Hofstede’in çalışmalarında, bir ulusun alt kültür yapılanmalarından daha çok o ulus toplumunun sahip olduğu baskın kültür yapılanmaların karakteristik özelliklerini değerlendirmekte olduğu unutulmamalıdır. Hofstede Ağaç Modeli’nde, toplumun karakteristik olmayan özellikleri değerlendirmesinde dikkate almaksızın, araştırılmakta olan toplumun sahip olduğu tipik değerlerden yansıyan davranış kalıpları ve mimikler üzerinde durmaktadır. Ancak Hofstede’in iletişim ve değerler konusunda oluşturdukları

boyutlar ile kültürler arasındaki farklılıkları çalışmalarında elde ettikleri somut ölçülebilir değerlerle değerlendirme imkânı sağlamaktadır.

Ters piramit modelinde, kültürlerarası çalışmalarda tartışmanın yoğunlaştığı ortaklaşa boyutu çerçevesinde evrensel ve kolektif aşamalarla kültürün temel etmenlerini anlatan Ağaç modeli çerçevesinde açıklamaktadır. Hofstede’in ortaklaşa boyutu, baskın kültürel farklılıkları öne çıkararak, bireyin evrensel olarak paylaştığı ortak amaçlar ve bireysel farklılıklar konusuna yapılan vurguyu azaltmaktadır. Ters piramit modelinde de ifade edildiği üzere; her birey farklı bir kültürel birikime sahiptir. Bireysel düzlemde sahip olunan farklılıklar, ortak paylaşılan evrensel düzlemde değerleri uygulama seviyemizle ortaya çıkmaktadır. Yani herkes evrensel düzleme uygun şekilde belirli bir otoriteye uygun olarak hareketlerini şekillendirmektedir. Ancak bireysel düzlemde otoriteye uyma seviyemiz birbirimizden kültürden kültüre göre farklılaşmaktadır. Bu noktada, ters piramit modeli Hofstede’in güç aralığı boyutunun, bireylerin hiyerarşik olarak yapılanmasından beri evrensel düzlemde var olduğunu açıklamaktadır. Hofstede de güç aralığı boyutunu, evrensel düzlemde değerlendirmekte ve her toplumun güç aralığının farklı seviyelerde olduğunu ifade etmektedir. Hofstede’in Ortaklaşa Davranışçılık ve Bireycilik Boyutu Hall’in dar bağlamlı geniş bağlamlı kültürler ayrımı ile örtüşmektedir.

Türkiye’de sosyal çevremizle iletişim kurulurken kullanılan dolaylı ve imalı kalıplar ve söylenmek istenilen ile söylenen arasında büyük farklar bulunmaktadır.

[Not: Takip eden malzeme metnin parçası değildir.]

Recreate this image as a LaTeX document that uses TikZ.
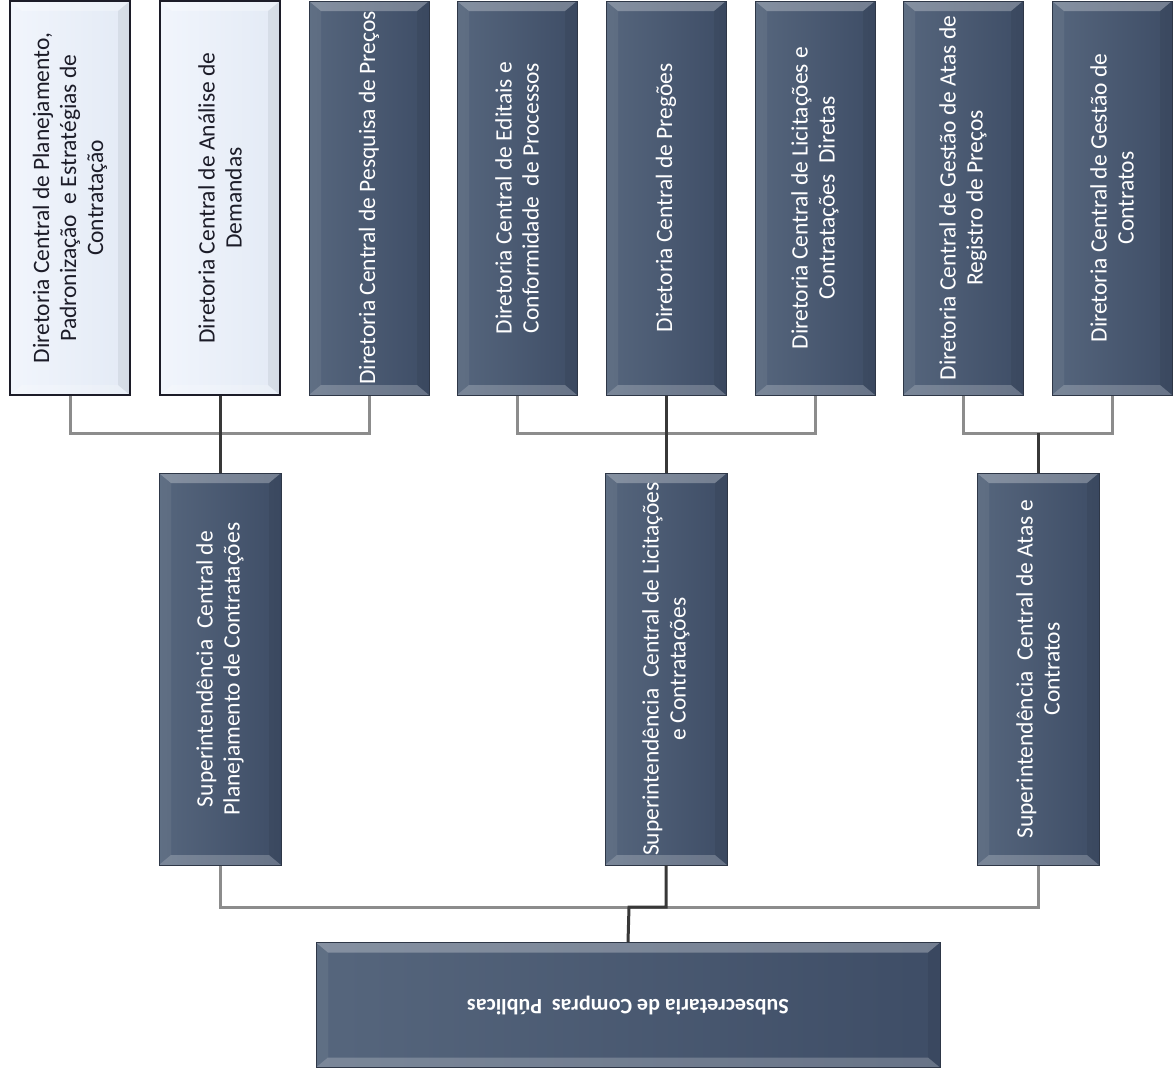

Bu durum ortaklaşa davranışçılık boyutu yüksek bir toplum yapısına sahip olan Türkiye’de birey ortak davranış kalıpları, değer ve inançlar doğrultusunda hareket ederek, öngörülebilir hareketlerde bulunarak toplumda edindiği sosyal statüyü korumaktadır. Dolayısıyla Türkiye’nin geniş bağlamlı bir kültür yapısına sahip olması ortaklaşa davranışçılık boyutunun yüksek seviyede olmasının doğal bir sonucu niteliği taşımaktadır.